Anyone who has followed Walker’s tenure as Wisconsin’s governor, even periodically, will see that he has opposed Obamacare from the start. When the U.S. Supreme Court upheld the constitutionality of Obamacare’s individual mandate, holding that the mandate was a tax, Walker declared in an op-ed in the Washington Post that “Obamacare will devastate Wisconsin” and that “[i]t punishes … employers and employees of small businesses.” This is similar to the reasoning by Maine Gov. Paul LePage for not implementing a state health insurance exchange in Maine. He told The Huffington Post that “a state exchange puts the burden onto the states and the expense onto our taxpayers.” Not only have free-market politicians complained about not having enough state funding to implement their own state health insurance exchanges, but also businesses and industry groups have complained that Obamacare will force them to raise prices and cut jobs or employee work hours. In all honesty though, I have no sympathy for Papa John’s CEO John Schnatter or The National Restaurant Association regarding their complaints about higher costs caused by Obamacare.
It is true employee health care insurance is a big cost and expenditure that many businesses undertake. For example, Think Progress reports employee health care costs “add $1,525 to the price of every car that leaves the lot” of General Motors, illustrating GM spends more on employee health care than it does on steel to make its motor vehicles. To be competitive here in the United States and internationally, we need to lower health insurance costs on employers.
A single-payer health care system, also known as Medicare-for-all, would remove the burden of health care costs from businesses and individual states and shift those costs onto the federal government. It would also be more efficient than our current fragmented health care system. According to Physicians for a National Health Program, the U.S. health care system spends 31 percent of its total expenditures on administrative and overhead costs, compared with Canada’s rate of only 16.7 percent. A Medicare-for-all system would greatly reduce these administrative and overhead costs and allow the federal government to cover every American citizen at a lower cost, as is illustrated by the fact that the U.S. spends the most per capita on health care in the world, but unlike most industrialized democracies, does not provide universal coverage.
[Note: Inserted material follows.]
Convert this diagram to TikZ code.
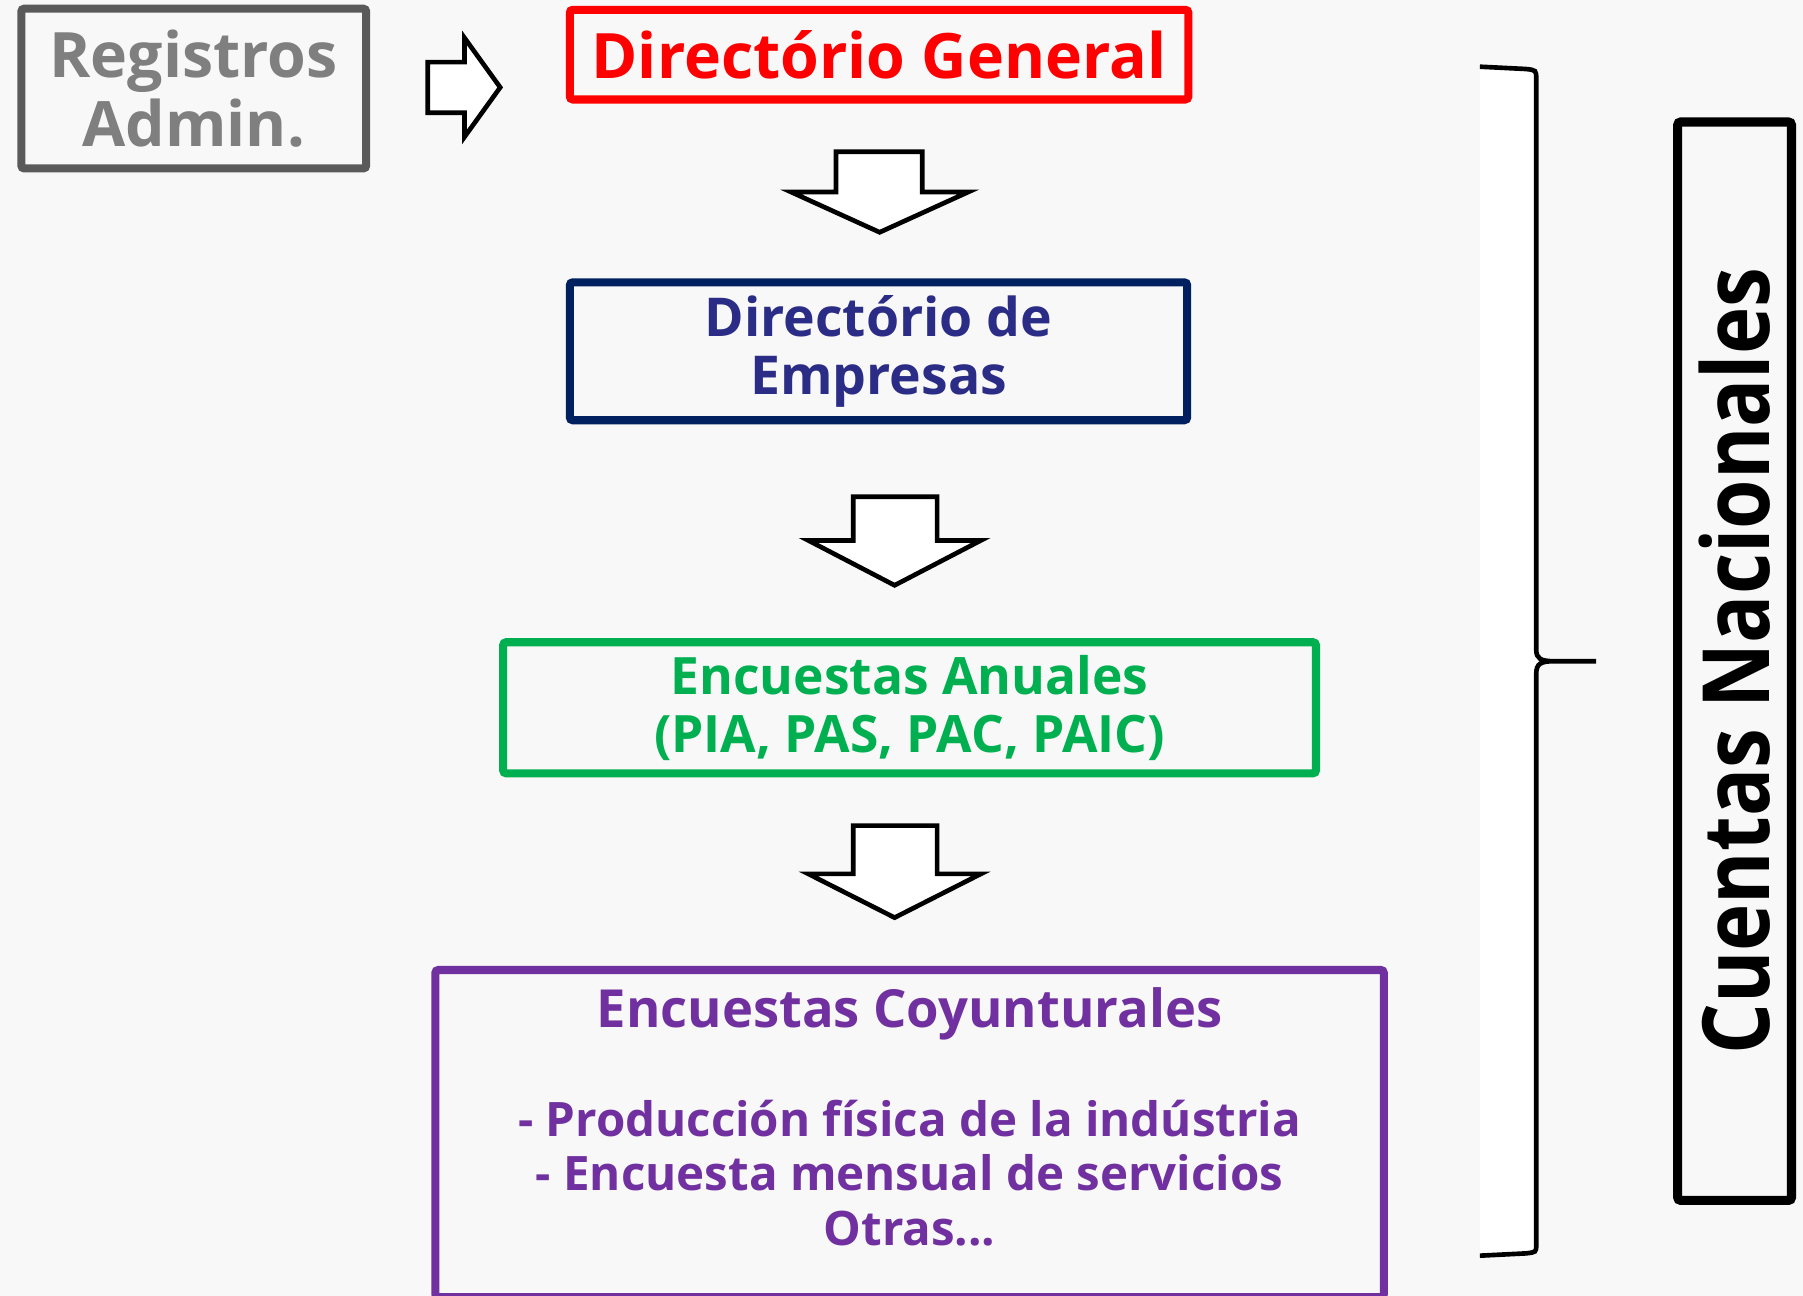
\documentclass[tikz,border=0pt]{standalone}
\usepackage{fontspec}
\setmainfont{Open Sans}
\newfontfamily\narrowfont[FakeStretch=0.86]{Open Sans}
\usetikzlibrary{positioning}
\definecolor{bgcol}{HTML}{F8F8F8}
\definecolor{regline}{HTML}{5A5A5A}
\definecolor{regtext}{HTML}{7F7F7F}
\definecolor{navyline}{HTML}{002060}
\definecolor{navytext}{HTML}{2A2C86}
\definecolor{anugreen}{HTML}{00B050}
\definecolor{coypurple}{HTML}{7030A0}

\begin{document}
\begin{tikzpicture}[x=0.02cm, y=-0.02cm,
    box/.style={draw, line width=4pt, rounded corners=1.5pt, align=center, inner sep=0pt, font=\bfseries},
    hollow/.style={draw=black, line width=2.3pt, fill=white, line join=miter}]
    % background
    \fill[bgcol] (0,0) rectangle (1568,1127);
    \useasboundingbox (0,0) rectangle (1568,1127);

    % boxes
    \draw (168.5,77) node[box, draw=regline, text=regtext, minimum width=6cm, minimum height=2.78cm,
        font=\bfseries\fontsize{31}{34}\selectfont] (reg) {Registros\\Admin.};
    \draw (764.5,47.5) node[box, draw=red, text=red, minimum width=10.76cm, minimum height=1.56cm,
        font=\bfseries\fontsize{31}{34}\selectfont] (dirgen) {Directório General};
    \draw (764,305.5) node[box, draw=navyline, text=navytext, minimum width=10.74cm, minimum height=2.4cm,
        font=\bfseries\fontsize{26.5}{28.5}\selectfont] (dirend) {Directório de\\Empresas};
    \draw (791,615.5) node[box, draw=anugreen, text=anugreen, minimum width=14.14cm, minimum height=2.28cm,
        font=\bfseries\fontsize{25.5}{28.5}\selectfont] (encanu) {Encuestas Anuales\\(PIA, PAS, PAC, PAIC)};
    \draw (791,985.75) node[box, draw=coypurple, minimum width=16.5cm, minimum height=5.69cm] (enccoy) {};
    \node[below=0.25cm of enccoy.north, align=center, text=coypurple, font=\bfseries\fontsize{23.5}{27}\selectfont] (coytext)
        {{\fontsize{26}{27}\selectfont Encuestas Coyunturales}\\[27pt]
         - Producción física de la indústria\\
         - Encuesta mensual de servicios\\
         Otras...};
    \draw (1508.5,575) node[box, draw=black, line width=4.5pt, minimum width=1.98cm, minimum height=18.76cm] (cuentas) {};
    \node[rotate=90, font=\narrowfont\bfseries\fontsize{46}{50}\selectfont] (cuentastext) at (cuentas.center) {Cuentas Nacionales};

    % block arrows
    \draw[hollow] (372,54) -- (404,54) -- (404,33) -- (435,76) -- (404,119) -- (404,98) -- (372,98) -- cycle;
    \draw[hollow] (727,132) -- (802,132) -- (802,167) -- (842,167) -- (765,202) -- (688,167) -- (727,167) -- cycle;
    \draw[hollow] (742,432) -- (815,432) -- (815,470) -- (853,470) -- (778,509) -- (703,470) -- (742,470) -- cycle;
    \draw[hollow] (742,718) -- (815,718) -- (815,760) -- (853,760) -- (778,798) -- (703,760) -- (742,760) -- cycle;

    % brace
    \fill[white] (1287,57) -- (1330,59) -- (1337,66) -- (1337,1085) -- (1330,1091) -- (1287,1093) -- cycle;
    \draw[line width=2.3pt] (1287,58) -- (1327,60) .. controls (1336,61) .. (1336,69) -- (1336,565)
        .. controls (1336,573) and (1340,575) .. (1352,575) -- (1388,575)
        (1352,575) .. controls (1340,575) and (1336,577) .. (1336,586) -- (1336,1082)
        .. controls (1336,1089) .. (1327,1090) -- (1287,1092);
\end{tikzpicture}
\end{document}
As the Government Accountability Office said in 1991, “If the U.S. were to shift to a system of universal coverage and a single payer, as in Canada, the savings in administrative costs would be more than enough to offset the expense of universal coverage.” I have not heard Schnatter or The National Restaurant Association openly advocate for a Medicare-for-all system, a system that would relieve them completely of their “burden” to contribute to their employees’ health care plans. I have also not heard Walker advocate for a universal health care system, instead hearing only vague references to private health care and consumer choice. Instead, groups like National Federation of Independent Business have opposed it in the U.S., as Ellen Valentino, Delaware State Director for the NFIB said, “Single payer systems are breaking budgets all over the world and it makes very little sense to pursue it in Delaware.”
It is time for free market politicians like Walker and businesses like Papa John’s to stop complaining about the costs incurred on them by Obamacare. If Walker and Papa John’s had simply followed their rational economic self-interest and advocated for a single-payer health care system, and if it would have been implemented, they would not be paying for people’s health insurance and would have nothing to complain about. They only have themselves to blame.
Aaron Loudenslager ([email protected]) is a first year law student.